MSoegtropIMC commented 3 years ago

The removals which come in the way are typically of build folders after a build finished successfully. I guess the main reason to remove these in opam is to save disk space, so renaming wouldn't help. In my experience typically the removal works 1s later.

MSoegtropIMC commented 3 years ago

P.S.: this experience comes from a set of meta build shell scripts I maintained before switching to opam. There I had a removal retry with 1s sleep and the 2nd try usually did work. If I remember right I had a timeout of 5 minutes which was never exceeded unless I had e.g. a file in the build folder open in an editor.

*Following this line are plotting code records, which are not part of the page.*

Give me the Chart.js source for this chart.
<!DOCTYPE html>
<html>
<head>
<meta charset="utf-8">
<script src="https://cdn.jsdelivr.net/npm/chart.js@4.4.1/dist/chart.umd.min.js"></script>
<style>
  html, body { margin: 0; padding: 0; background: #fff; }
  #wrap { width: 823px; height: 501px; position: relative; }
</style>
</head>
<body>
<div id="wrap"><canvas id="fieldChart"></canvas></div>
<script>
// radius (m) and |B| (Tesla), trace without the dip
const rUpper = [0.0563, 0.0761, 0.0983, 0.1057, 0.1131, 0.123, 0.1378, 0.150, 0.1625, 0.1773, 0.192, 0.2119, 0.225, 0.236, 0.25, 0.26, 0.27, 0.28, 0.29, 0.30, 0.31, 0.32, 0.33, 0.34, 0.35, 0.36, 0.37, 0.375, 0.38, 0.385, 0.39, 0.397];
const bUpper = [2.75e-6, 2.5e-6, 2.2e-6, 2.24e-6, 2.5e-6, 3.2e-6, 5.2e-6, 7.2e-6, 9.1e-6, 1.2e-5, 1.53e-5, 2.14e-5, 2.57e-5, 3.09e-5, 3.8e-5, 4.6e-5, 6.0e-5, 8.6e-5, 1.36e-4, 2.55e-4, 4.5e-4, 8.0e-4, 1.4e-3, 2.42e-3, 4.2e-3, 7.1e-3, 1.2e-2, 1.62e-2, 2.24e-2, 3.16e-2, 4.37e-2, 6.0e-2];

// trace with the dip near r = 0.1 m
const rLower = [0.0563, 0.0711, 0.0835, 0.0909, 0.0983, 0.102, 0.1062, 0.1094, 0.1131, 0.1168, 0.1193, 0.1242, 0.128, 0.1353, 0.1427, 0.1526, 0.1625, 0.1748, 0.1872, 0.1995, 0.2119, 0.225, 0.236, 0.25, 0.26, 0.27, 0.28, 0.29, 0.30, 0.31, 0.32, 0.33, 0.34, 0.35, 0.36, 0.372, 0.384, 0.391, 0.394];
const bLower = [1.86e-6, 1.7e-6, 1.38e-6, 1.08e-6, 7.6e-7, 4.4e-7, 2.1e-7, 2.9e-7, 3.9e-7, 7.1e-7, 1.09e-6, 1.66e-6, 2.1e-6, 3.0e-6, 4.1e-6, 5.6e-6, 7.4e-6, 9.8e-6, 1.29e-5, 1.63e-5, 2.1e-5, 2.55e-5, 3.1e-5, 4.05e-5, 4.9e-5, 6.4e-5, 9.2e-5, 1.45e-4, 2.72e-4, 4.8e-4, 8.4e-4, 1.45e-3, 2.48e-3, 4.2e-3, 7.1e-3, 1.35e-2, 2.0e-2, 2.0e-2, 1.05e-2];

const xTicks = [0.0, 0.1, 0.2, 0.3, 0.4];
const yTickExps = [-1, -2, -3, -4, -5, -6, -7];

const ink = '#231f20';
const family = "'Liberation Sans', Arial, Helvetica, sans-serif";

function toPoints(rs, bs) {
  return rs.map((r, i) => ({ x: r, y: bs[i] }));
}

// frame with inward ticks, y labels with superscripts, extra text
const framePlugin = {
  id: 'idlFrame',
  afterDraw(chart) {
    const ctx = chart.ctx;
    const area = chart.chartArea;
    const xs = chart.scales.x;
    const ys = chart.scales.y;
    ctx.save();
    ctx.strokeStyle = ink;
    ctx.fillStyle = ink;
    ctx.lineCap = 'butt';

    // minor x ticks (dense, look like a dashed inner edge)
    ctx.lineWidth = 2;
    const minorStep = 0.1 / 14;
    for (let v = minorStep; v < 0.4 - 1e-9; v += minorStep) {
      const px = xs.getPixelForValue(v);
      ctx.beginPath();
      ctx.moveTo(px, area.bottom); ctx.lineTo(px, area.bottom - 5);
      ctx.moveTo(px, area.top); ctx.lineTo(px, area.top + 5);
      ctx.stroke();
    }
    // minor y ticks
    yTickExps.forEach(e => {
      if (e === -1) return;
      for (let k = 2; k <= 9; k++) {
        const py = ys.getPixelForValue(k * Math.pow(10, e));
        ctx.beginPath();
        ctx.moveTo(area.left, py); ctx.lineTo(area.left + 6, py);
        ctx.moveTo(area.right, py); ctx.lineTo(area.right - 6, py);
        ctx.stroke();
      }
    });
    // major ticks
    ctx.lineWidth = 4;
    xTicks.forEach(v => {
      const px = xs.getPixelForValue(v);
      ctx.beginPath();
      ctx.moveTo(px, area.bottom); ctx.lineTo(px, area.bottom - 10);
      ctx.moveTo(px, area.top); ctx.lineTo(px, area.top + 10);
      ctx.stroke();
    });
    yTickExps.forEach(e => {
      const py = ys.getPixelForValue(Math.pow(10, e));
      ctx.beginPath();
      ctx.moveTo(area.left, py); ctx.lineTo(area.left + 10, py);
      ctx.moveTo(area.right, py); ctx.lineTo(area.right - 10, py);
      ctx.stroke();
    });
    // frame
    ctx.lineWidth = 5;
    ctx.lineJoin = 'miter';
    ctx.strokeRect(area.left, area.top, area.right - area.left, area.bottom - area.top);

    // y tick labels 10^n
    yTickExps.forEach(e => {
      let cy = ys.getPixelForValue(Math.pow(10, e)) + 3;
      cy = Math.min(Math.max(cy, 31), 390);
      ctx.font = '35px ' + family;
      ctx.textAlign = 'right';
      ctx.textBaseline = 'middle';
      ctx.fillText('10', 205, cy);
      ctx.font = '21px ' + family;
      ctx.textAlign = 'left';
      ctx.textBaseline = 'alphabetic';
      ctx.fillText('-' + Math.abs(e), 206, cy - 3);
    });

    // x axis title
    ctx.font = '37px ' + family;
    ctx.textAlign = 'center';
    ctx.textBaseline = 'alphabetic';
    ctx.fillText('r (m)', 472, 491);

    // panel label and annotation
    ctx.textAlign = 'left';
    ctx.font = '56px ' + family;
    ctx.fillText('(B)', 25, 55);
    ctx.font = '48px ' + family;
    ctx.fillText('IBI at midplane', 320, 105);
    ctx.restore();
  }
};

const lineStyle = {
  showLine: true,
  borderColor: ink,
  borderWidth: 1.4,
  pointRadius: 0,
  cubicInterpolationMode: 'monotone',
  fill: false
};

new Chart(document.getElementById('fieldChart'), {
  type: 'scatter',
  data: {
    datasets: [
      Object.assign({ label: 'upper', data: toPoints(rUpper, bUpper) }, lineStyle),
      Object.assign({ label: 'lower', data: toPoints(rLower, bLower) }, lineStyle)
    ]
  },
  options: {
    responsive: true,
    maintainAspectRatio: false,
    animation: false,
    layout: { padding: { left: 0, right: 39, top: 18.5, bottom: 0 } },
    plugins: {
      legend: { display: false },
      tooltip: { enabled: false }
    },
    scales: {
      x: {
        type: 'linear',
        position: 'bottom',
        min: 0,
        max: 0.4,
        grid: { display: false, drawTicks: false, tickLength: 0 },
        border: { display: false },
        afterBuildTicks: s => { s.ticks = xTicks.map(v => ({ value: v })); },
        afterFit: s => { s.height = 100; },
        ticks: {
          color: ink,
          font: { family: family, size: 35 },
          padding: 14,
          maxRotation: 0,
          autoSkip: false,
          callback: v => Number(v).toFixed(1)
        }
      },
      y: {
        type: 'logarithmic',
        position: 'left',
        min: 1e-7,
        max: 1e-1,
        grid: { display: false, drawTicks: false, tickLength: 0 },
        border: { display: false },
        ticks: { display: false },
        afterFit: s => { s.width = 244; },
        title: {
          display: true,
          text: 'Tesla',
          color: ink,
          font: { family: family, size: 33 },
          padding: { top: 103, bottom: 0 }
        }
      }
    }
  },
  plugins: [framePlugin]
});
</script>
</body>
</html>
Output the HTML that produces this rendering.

In that case it would make sense to show a message "Cannot delete XYZ - do you have it open in an editor?". Not nice but better than failing for reasons users don't understand.

dra27 commented 3 years ago

Indeed - the renaming part of it is because I'd prefer (Windows) opam to waste space rather than waste time - in other words, if the delete fails, I'd just like something which "marks" the file/directory for future garbage collection without blocking other opam operations from proceeding.

MSoegtropIMC commented 3 years ago

Yes, although I believe that dependability is more important than speed. That a remove fails is quite rare on a per package base, but happens frequently when I build say 100 opam packages en batch. Such a build anyway takes 2 hours and if it takes a few seconds longer, I don't really care. If you make a wait 1s retry, I would guess that on average the delay per package is around 10ms.